▶ EXERCISE INPUTS:
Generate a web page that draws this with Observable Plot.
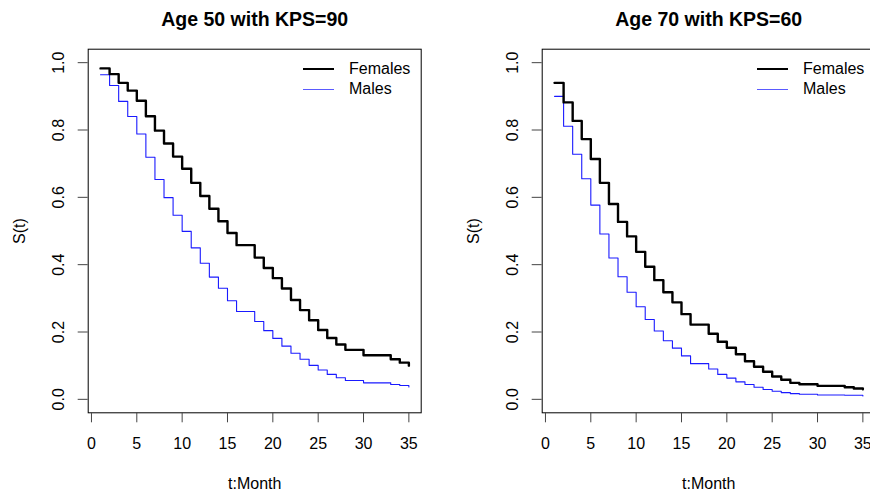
<!DOCTYPE html>
<html>
<head>
<meta charset="utf-8">
<script src="https://cdn.jsdelivr.net/npm/d3@7"></script>
<script src="https://cdn.jsdelivr.net/npm/@observablehq/plot@0.6"></script>
<style>
  html, body { margin: 0; padding: 0; background: #fff; overflow: hidden; }
  #wrap { position: relative; width: 870px; height: 495px; overflow: hidden; font-family: "Liberation Sans", Arial, sans-serif; }
  .panel { position: absolute; top: 0; width: 435px; height: 495px; }
  .leg-line { position: absolute; left: 303px; width: 31px; }
  .leg-text { position: absolute; left: 349px; font-size: 16px; line-height: 20px; color: #000; }
</style>
</head>
<body>
<div id="wrap"></div>
<script>
// ---- data ----
const months = [1,2,3,4,5,6,7,8,9,10,11,12,13,14,15,16,17,18,19,20,21,22,23,24,25,26,27,28,29,30,31,32,33,34,35];

const titles = ["Age 50 with KPS=90", "Age 70 with KPS=60"];
const seriesNames = ["Females", "Males"];

const femalesAge50 = [0.983,0.966,0.940,0.917,0.887,0.841,0.798,0.760,0.721,0.685,0.643,0.604,0.566,0.529,0.494,0.458,0.458,0.421,0.390,0.360,0.329,0.295,0.265,0.235,0.206,0.182,0.163,0.147,0.147,0.131,0.131,0.131,0.119,0.109,0.100];
const malesAge50   = [0.964,0.932,0.885,0.840,0.788,0.719,0.653,0.599,0.547,0.499,0.450,0.404,0.363,0.330,0.293,0.261,0.261,0.231,0.204,0.181,0.158,0.137,0.119,0.101,0.087,0.074,0.064,0.056,0.056,0.049,0.049,0.049,0.044,0.041,0.037];
const femalesAge70 = [0.940,0.882,0.827,0.773,0.714,0.643,0.580,0.527,0.484,0.438,0.394,0.354,0.318,0.288,0.253,0.222,0.222,0.195,0.171,0.153,0.134,0.113,0.097,0.082,0.068,0.058,0.049,0.045,0.045,0.040,0.040,0.040,0.036,0.032,0.030];
const malesAge70   = [0.900,0.811,0.728,0.655,0.577,0.491,0.420,0.364,0.318,0.275,0.237,0.203,0.174,0.152,0.129,0.106,0.106,0.090,0.074,0.063,0.052,0.044,0.036,0.029,0.024,0.020,0.017,0.015,0.015,0.013,0.013,0.013,0.012,0.012,0.010];

const xTicks = [0,5,10,15,20,25,30,35];
const yTicks = [0.0,0.2,0.4,0.6,0.8,1.0];
const xLabel = "t:Month";
const yLabel = "S(t)";

// ---- drawing ----
const FONT = "Liberation Sans, Arial, sans-serif";
const colors = {Females: "#000000", Males: "#1a1aff"};

function panel(title, fem, mal) {
  const f = months.map((t, i) => ({t, s: fem[i]}));
  const m = months.map((t, i) => ({t, s: mal[i]}));
  return Plot.plot({
    width: 435,
    height: 495,
    marginLeft: 87.7,
    marginRight: 14.3,
    marginTop: 48.7,
    marginBottom: 82.7,
    style: {fontFamily: FONT, background: "transparent", overflow: "visible"},
    x: {domain: [-0.36, 36.36]},
    y: {domain: [-0.04, 1.04]},
    marks: [
      Plot.frame({stroke: "#000", strokeWidth: 1}),
      Plot.axisX({ticks: xTicks, tickSize: 10, tickFormat: () => "", label: null, stroke: "#444"}),
      Plot.axisY({ticks: yTicks, tickSize: 10, tickFormat: () => "", label: null, stroke: "#444"}),
      Plot.text(xTicks, {x: d => d, text: d => String(d), frameAnchor: "bottom", dy: 30.7, lineAnchor: "middle", fontSize: 16, fill: "#000"}),
      Plot.text(yTicks, {y: d => d, text: d => d.toFixed(1), frameAnchor: "left", dx: -29.5, rotate: -90, textAnchor: "middle", lineAnchor: "middle", fontSize: 16, fill: "#000"}),
      Plot.text([xLabel], {text: d => d, frameAnchor: "bottom", dy: 70.7, lineAnchor: "middle", fontSize: 16, fill: "#000"}),
      Plot.text([yLabel], {text: d => d, frameAnchor: "left", dx: -68.7, rotate: -90, textAnchor: "middle", lineAnchor: "middle", fontSize: 16, fill: "#000"}),
      Plot.text([title], {text: d => d, frameAnchor: "top", dy: -29.7, lineAnchor: "middle", fontSize: 19.5, fontWeight: "bold", fill: "#000"}),
      Plot.line(m, {x: "t", y: "s", curve: "step-after", stroke: colors.Males, strokeWidth: 1.1}),
      Plot.line(f, {x: "t", y: "s", curve: "step-after", stroke: colors.Females, strokeWidth: 2.4})
    ]
  });
}

const wrap = document.getElementById("wrap");
const panels = [
  {title: titles[0], fem: femalesAge50, mal: malesAge50, left: 0},
  {title: titles[1], fem: femalesAge70, mal: malesAge70, left: 454}
];
for (const p of panels) {
  const div = document.createElement("div");
  div.className = "panel";
  div.style.left = p.left + "px";
  div.appendChild(panel(p.title, p.fem, p.mal));
  // legend
  const legTops = [69, 89];
  seriesNames.forEach((name, i) => {
    const ln = document.createElement("div");
    ln.className = "leg-line";
    ln.style.top = (legTops[i] - (i === 0 ? 1.2 : 0.5)) + "px";
    ln.style.borderTop = (i === 0 ? "2.4px" : "1.2px") + " solid " + (i === 0 ? colors.Females : "#5a5aff");
    div.appendChild(ln);
    const tx = document.createElement("div");
    tx.className = "leg-text";
    tx.style.top = (legTops[i] - 10) + "px";
    tx.textContent = name;
    div.appendChild(tx);
  });
  wrap.appendChild(div);
}
</script>
</body>
</html>
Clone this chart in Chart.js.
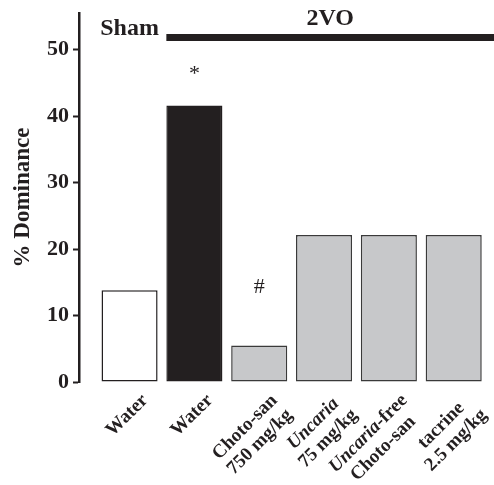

▶ WORK TO BE COMPLETED:
Copy out the lines that hold "with".

▶ TASK RESULT:
Generate a web page that draws this with Observable Plot.
const titles = ["Age 50 with KPS=90", "Age 70 with KPS=60"];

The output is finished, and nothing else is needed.